For locals, Tate Street is an easy, low-key hangout that doubles as a great remote-work spot. For visitors, it is a quick way to feel the city’s college-town pulse away from the tourist trail.
- Where: Tate Street between Walker Avenue and Spring Garden Street, adjacent to the UNCG campus
- Don’t miss: Tate Street Coffee House for the Black and Tan and live jazz
- More info: Visit Greensboro: The Streets Series, Tate Street
Where to Stay While You Explore
If you want to base yourself near the action, downtown Greensboro keeps you within walking distance of Elsewhere, Blandwood, and the Tate Street corridor. Look at established hotels such as the O.Henry Hotel and Proximity Hotel (both Greensboro favorites known for their service and design) or the centrally located downtown Marriott and Hyatt Place options. All are bookable through travel platforms like Expedia, and staying central means the Bog Garden, the Arboretum, and Guilford Courthouse are each a short drive away.

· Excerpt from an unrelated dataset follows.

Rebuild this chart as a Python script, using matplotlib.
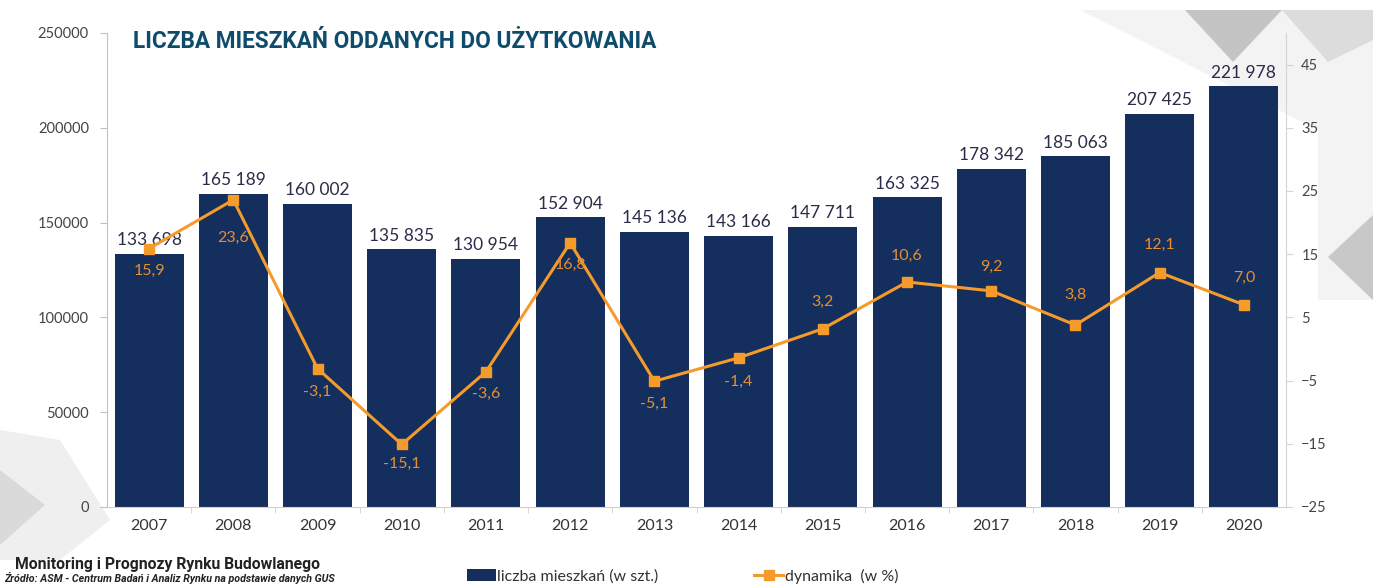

Plan Your Visit: A Few Practical Tips
Build your day around the seasons. The gardens are at their best in late spring and early summer, when the Arboretum’s rose collection and the Bog Garden’s wetlands are in full swing and stay open until 8:00 p.m. Pair two nearby stops to make the most of a trip: the Bog Garden and the Tanger Family Bicentennial Garden sit side by side on Hobbs Road, while Blandwood and Elsewhere are minutes apart downtown. Most of these spots are free, so a full day of Greensboro’s hidden gems can cost you little more than the price of a coffee on Tate Street. Call ahead for Elsewhere and Blandwood, since tour times and hours can shift, and check the Visit Greensboro calendar for events before you set out.